%%

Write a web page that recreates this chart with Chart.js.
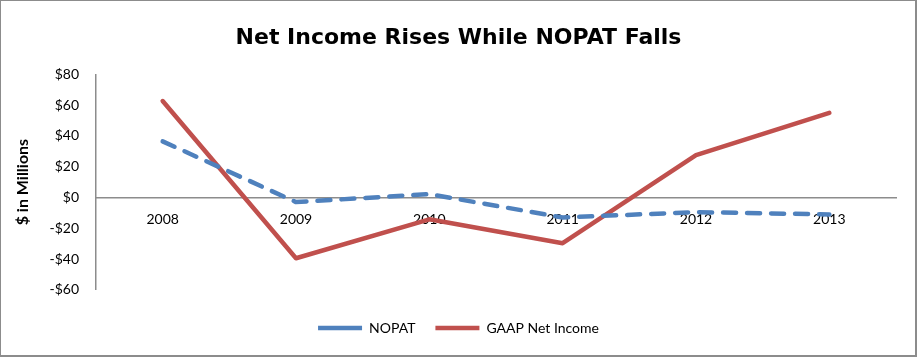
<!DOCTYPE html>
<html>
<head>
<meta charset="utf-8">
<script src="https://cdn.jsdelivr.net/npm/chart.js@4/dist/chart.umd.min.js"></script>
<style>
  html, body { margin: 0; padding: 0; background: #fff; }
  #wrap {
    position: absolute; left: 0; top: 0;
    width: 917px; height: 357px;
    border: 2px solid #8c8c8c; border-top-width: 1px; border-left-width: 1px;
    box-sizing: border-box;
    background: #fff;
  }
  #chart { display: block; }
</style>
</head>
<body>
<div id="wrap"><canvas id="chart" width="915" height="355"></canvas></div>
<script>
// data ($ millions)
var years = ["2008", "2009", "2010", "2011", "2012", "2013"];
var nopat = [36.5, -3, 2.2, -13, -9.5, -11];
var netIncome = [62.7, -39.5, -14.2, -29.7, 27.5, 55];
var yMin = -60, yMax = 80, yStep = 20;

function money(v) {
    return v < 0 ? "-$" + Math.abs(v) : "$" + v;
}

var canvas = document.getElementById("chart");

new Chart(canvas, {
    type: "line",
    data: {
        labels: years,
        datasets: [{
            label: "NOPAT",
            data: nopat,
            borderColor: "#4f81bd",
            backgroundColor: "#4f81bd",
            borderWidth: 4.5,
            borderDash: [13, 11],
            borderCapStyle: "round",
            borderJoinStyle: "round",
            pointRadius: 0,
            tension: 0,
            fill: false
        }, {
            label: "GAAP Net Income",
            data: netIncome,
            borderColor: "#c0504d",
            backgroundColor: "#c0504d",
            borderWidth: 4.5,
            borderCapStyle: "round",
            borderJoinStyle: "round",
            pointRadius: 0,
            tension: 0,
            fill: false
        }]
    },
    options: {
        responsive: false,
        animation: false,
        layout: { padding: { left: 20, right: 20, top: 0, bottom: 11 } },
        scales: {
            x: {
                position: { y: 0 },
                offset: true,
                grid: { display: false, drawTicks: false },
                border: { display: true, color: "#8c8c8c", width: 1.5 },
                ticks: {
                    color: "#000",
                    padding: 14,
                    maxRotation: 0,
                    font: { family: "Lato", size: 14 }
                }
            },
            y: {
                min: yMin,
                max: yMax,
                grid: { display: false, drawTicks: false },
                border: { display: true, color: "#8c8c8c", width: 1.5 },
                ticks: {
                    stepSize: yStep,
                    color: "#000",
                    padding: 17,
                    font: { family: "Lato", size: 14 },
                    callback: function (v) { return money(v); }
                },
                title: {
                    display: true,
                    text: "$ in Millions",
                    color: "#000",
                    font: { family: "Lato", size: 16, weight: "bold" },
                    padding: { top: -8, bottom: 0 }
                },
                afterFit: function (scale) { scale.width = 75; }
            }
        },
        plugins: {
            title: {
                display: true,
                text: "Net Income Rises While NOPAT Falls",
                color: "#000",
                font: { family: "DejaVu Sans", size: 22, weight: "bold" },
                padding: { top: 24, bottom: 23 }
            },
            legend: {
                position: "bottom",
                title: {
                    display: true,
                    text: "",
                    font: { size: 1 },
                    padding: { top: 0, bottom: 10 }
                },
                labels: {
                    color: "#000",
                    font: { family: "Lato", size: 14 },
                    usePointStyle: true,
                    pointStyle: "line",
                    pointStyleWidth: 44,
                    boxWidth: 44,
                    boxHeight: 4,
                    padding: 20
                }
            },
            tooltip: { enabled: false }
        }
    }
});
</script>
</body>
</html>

%%
%%

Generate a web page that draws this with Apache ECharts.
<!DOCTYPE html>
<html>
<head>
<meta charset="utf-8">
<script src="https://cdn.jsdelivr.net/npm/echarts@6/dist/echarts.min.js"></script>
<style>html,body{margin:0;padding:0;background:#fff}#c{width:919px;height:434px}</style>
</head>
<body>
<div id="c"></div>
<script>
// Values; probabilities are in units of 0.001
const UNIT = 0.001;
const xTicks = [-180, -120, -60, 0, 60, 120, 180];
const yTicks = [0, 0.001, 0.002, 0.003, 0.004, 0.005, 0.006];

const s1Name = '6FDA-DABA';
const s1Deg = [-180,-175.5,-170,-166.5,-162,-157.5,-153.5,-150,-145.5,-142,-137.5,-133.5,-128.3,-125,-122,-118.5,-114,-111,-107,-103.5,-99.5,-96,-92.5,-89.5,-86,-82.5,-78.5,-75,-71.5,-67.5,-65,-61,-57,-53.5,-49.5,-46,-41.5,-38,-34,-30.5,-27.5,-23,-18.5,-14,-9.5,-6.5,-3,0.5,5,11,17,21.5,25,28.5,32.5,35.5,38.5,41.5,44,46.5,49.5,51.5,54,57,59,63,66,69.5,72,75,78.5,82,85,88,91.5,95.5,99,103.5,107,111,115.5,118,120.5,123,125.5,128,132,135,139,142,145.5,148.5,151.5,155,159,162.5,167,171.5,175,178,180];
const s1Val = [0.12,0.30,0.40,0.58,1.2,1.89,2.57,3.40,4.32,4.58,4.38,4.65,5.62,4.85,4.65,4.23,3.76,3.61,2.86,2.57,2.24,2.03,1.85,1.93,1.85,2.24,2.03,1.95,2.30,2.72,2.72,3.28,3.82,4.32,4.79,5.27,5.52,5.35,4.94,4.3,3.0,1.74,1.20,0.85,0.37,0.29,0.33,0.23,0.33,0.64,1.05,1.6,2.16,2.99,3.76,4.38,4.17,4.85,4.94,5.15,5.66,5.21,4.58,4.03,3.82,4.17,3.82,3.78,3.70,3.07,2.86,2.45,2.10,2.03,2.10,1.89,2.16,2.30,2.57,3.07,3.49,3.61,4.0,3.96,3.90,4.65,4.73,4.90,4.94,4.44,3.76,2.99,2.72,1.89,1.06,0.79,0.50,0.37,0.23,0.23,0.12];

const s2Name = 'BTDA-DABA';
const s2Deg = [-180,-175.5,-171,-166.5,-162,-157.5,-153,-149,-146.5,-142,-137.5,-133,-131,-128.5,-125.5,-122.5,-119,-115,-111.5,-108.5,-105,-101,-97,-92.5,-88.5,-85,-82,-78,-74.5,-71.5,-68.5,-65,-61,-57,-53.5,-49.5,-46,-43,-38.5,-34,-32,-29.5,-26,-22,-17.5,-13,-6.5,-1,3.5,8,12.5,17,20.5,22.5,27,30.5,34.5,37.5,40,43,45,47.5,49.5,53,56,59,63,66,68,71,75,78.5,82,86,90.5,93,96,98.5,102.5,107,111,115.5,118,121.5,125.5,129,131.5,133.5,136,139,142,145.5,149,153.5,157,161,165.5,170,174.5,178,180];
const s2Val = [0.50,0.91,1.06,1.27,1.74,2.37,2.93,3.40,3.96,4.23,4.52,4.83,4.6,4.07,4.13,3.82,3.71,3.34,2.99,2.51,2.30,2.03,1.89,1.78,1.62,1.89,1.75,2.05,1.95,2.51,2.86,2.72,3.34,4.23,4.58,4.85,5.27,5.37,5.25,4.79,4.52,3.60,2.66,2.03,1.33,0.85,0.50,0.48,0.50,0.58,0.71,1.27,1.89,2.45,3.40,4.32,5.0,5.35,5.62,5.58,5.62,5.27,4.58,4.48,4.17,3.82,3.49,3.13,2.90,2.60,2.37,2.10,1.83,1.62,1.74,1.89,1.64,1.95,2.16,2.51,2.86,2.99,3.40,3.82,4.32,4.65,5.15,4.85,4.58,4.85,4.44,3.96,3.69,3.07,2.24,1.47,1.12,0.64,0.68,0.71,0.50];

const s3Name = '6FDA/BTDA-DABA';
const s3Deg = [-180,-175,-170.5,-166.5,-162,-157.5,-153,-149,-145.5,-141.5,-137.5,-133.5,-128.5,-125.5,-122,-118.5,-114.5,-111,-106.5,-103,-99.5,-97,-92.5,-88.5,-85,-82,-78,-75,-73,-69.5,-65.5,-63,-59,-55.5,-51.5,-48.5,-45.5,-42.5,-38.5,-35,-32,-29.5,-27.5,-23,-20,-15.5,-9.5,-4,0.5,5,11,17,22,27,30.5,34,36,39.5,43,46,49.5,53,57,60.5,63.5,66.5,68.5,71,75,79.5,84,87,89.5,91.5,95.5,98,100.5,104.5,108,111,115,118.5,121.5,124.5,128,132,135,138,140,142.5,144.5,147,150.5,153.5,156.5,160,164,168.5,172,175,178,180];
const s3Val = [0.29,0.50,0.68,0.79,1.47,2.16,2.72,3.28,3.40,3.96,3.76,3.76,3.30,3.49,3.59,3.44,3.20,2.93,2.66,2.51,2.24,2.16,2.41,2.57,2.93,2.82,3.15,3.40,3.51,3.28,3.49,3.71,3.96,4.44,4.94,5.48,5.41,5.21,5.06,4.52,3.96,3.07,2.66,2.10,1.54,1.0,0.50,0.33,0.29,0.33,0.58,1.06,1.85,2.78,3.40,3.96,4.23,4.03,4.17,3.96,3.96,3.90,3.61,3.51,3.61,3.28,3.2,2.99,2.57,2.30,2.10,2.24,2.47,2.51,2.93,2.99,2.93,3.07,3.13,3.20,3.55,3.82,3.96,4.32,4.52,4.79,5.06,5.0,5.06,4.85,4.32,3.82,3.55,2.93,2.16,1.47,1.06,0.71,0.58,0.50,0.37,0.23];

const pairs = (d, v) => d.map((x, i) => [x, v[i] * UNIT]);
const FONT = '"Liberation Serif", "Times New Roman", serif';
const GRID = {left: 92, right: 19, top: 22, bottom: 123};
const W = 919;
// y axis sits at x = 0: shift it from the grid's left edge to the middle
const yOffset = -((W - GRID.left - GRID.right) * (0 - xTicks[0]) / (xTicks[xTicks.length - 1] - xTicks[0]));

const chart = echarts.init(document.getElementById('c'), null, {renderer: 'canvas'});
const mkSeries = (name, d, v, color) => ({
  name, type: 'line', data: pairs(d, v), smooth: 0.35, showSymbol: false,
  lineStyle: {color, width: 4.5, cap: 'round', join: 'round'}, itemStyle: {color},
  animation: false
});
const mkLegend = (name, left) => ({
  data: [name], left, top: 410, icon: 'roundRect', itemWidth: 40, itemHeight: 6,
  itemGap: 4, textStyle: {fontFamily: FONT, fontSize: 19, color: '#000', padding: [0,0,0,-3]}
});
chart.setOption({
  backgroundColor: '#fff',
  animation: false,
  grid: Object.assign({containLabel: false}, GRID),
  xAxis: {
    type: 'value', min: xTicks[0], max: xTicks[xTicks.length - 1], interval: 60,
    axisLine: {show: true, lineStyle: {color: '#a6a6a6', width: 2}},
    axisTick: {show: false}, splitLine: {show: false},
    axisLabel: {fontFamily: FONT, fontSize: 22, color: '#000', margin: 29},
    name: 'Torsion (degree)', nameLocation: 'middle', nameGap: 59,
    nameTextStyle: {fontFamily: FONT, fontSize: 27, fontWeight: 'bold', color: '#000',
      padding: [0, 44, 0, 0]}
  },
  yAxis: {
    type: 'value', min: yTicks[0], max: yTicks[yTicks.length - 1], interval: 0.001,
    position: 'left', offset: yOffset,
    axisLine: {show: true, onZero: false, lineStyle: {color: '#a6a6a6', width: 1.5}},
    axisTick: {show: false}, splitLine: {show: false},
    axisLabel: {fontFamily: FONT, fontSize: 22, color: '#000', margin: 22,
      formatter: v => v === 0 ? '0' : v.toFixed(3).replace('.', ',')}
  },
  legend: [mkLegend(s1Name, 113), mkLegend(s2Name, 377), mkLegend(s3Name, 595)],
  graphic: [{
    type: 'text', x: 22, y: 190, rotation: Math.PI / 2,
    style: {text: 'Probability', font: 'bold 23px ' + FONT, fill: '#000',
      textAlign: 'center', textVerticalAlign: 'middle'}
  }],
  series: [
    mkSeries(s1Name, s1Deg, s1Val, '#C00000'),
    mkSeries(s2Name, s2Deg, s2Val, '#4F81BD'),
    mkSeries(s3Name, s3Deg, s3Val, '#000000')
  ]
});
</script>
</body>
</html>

%%
%%

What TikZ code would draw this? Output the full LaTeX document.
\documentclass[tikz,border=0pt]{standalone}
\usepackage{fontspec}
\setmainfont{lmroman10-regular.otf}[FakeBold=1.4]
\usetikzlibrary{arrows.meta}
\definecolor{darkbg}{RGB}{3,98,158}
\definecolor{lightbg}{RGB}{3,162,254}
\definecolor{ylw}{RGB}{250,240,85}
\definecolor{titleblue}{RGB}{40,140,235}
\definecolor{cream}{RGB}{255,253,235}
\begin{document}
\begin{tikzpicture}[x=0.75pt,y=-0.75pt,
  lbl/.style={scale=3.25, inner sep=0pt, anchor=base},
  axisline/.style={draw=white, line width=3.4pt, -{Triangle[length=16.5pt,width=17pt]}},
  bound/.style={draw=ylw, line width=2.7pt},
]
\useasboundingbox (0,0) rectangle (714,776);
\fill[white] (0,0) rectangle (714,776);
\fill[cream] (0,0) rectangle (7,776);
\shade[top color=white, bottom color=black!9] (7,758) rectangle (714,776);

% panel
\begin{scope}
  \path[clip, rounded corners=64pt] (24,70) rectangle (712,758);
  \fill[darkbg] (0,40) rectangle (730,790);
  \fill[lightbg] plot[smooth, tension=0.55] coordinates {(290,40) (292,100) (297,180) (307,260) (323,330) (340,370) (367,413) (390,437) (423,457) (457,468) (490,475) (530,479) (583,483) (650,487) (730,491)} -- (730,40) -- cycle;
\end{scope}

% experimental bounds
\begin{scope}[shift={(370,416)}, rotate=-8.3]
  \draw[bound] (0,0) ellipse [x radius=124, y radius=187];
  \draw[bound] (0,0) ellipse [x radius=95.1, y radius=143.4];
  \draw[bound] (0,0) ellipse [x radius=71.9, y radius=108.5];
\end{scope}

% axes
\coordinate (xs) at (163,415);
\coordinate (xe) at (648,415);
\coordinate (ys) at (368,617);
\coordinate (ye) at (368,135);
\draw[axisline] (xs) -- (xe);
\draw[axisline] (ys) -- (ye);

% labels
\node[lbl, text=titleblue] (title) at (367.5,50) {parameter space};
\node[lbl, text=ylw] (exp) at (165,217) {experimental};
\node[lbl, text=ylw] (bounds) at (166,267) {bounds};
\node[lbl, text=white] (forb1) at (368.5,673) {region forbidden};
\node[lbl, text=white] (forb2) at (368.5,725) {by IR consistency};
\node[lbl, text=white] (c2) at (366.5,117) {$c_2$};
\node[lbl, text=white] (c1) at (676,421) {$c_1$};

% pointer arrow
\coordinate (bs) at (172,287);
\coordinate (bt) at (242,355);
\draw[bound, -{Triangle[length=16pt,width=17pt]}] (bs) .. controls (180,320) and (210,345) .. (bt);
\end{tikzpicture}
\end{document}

%%

From the records above, give again exactly the lines running from the line with "Generate a web" to the line with "const yTicks = [0, 0.001, 0.002, 0.003, 0.004, 0.005, 0.006];", inclusive.

• **WRITTEN SOLUTION**:
Generate a web page that draws this with Apache ECharts.
<!DOCTYPE html>
<html>
<head>
<meta charset="utf-8">
<script src="https://cdn.jsdelivr.net/npm/echarts@6/dist/echarts.min.js"></script>
<style>html,body{margin:0;padding:0;background:#fff}#c{width:919px;height:434px}</style>
</head>
<body>
<div id="c"></div>
<script>
// Values; probabilities are in units of 0.001
const UNIT = 0.001;
const xTicks = [-180, -120, -60, 0, 60, 120, 180];
const yTicks = [0, 0.001, 0.002, 0.003, 0.004, 0.005, 0.006];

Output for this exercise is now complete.